____ DATA SHOWN

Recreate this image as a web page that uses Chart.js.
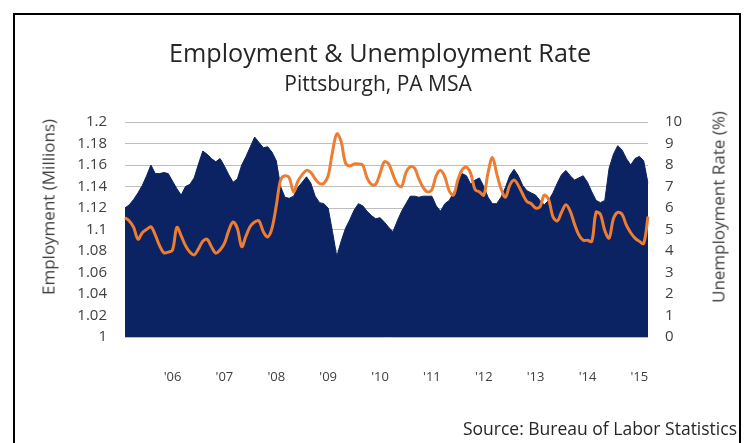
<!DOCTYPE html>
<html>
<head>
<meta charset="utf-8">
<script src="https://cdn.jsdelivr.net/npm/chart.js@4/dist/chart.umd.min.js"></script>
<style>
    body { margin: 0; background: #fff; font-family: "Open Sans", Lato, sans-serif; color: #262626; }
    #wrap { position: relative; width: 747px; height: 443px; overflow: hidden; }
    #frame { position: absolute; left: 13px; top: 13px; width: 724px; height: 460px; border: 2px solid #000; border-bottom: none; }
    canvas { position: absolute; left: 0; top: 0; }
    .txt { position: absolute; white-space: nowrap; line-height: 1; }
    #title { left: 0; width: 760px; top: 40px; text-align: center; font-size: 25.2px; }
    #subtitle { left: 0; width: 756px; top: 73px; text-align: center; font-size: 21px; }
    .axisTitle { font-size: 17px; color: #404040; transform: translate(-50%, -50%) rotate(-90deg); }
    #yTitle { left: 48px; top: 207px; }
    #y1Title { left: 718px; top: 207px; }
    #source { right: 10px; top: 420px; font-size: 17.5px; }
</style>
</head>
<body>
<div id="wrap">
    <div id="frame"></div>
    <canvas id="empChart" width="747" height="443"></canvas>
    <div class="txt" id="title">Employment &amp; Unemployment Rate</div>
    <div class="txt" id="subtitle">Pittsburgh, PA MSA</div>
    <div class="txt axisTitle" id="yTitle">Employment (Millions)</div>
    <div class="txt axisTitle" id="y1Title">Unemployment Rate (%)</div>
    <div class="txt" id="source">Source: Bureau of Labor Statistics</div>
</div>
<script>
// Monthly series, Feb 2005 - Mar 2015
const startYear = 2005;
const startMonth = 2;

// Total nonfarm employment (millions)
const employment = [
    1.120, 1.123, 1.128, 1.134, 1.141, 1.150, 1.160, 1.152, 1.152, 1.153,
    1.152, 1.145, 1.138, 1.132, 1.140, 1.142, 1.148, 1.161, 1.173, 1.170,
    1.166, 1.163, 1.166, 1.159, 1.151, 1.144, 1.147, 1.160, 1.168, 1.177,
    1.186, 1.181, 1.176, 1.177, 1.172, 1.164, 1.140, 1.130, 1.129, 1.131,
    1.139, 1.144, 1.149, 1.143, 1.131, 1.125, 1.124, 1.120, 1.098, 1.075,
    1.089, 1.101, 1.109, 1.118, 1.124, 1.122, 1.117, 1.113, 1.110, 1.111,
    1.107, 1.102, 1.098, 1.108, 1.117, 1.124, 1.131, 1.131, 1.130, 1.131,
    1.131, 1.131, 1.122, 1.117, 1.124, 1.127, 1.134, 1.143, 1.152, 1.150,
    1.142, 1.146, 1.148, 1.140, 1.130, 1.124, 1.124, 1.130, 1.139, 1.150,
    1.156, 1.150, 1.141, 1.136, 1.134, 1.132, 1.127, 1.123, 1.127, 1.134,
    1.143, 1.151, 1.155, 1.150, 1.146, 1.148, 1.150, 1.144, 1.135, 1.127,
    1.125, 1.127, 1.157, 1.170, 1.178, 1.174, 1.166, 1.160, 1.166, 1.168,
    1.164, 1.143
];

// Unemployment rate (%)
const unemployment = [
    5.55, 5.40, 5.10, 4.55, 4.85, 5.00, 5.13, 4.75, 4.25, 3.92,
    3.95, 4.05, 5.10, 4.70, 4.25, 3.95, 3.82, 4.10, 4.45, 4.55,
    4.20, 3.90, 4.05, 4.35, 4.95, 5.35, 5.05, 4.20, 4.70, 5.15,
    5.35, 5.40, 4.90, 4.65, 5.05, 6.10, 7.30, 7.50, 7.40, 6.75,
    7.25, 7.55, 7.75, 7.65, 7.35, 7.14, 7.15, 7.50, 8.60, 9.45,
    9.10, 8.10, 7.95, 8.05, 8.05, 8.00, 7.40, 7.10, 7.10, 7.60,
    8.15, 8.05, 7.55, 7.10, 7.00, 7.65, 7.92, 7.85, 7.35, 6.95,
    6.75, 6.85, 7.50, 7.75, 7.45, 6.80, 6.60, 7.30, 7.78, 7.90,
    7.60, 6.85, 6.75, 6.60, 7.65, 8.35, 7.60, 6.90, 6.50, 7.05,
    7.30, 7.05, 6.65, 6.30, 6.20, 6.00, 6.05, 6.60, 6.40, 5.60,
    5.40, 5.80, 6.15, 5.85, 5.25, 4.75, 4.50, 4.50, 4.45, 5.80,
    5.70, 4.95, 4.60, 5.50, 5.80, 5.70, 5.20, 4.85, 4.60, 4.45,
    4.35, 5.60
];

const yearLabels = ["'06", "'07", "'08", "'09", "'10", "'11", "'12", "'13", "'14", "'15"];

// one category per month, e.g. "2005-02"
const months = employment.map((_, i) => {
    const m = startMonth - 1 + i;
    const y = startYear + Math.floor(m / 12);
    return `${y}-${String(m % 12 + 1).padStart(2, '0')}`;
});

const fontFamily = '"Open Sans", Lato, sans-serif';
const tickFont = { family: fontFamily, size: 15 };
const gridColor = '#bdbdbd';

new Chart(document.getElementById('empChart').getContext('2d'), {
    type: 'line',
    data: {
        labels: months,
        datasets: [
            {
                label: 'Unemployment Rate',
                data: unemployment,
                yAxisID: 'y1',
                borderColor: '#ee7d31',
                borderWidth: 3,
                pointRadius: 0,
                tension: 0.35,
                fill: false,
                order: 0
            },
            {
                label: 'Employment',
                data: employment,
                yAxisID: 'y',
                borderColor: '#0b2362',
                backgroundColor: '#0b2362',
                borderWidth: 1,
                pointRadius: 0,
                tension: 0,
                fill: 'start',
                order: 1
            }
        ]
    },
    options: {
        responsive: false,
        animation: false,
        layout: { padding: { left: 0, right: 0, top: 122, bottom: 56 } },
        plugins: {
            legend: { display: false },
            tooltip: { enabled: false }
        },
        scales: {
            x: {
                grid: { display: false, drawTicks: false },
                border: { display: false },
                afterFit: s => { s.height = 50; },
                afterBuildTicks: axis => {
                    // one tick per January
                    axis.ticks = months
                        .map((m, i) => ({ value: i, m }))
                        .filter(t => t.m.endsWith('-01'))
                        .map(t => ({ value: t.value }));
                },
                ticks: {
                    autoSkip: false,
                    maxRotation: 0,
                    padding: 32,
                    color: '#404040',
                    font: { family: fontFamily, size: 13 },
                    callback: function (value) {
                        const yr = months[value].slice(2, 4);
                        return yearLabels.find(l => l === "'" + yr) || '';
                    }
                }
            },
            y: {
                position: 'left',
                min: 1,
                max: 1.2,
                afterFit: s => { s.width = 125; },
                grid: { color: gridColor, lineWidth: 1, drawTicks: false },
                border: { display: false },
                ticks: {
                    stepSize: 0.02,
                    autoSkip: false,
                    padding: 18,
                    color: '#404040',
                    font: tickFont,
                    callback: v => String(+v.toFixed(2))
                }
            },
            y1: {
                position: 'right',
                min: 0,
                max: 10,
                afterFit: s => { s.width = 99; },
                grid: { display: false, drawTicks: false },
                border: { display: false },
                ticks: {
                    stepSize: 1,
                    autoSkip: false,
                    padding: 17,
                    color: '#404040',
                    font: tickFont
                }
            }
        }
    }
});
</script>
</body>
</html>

________
____ DATA SHOWN

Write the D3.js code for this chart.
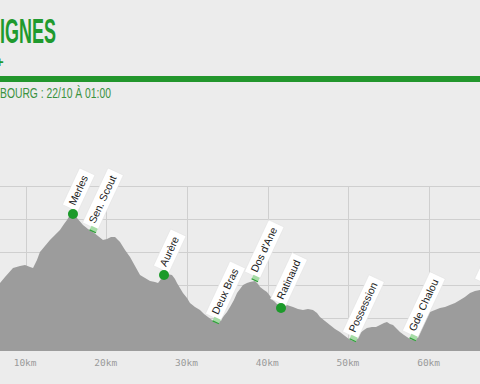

________

**EXERCISE GOAL:** Look through the entries above and report the number of lines that contain "this". Write only the number.

**THE REPLY:** 2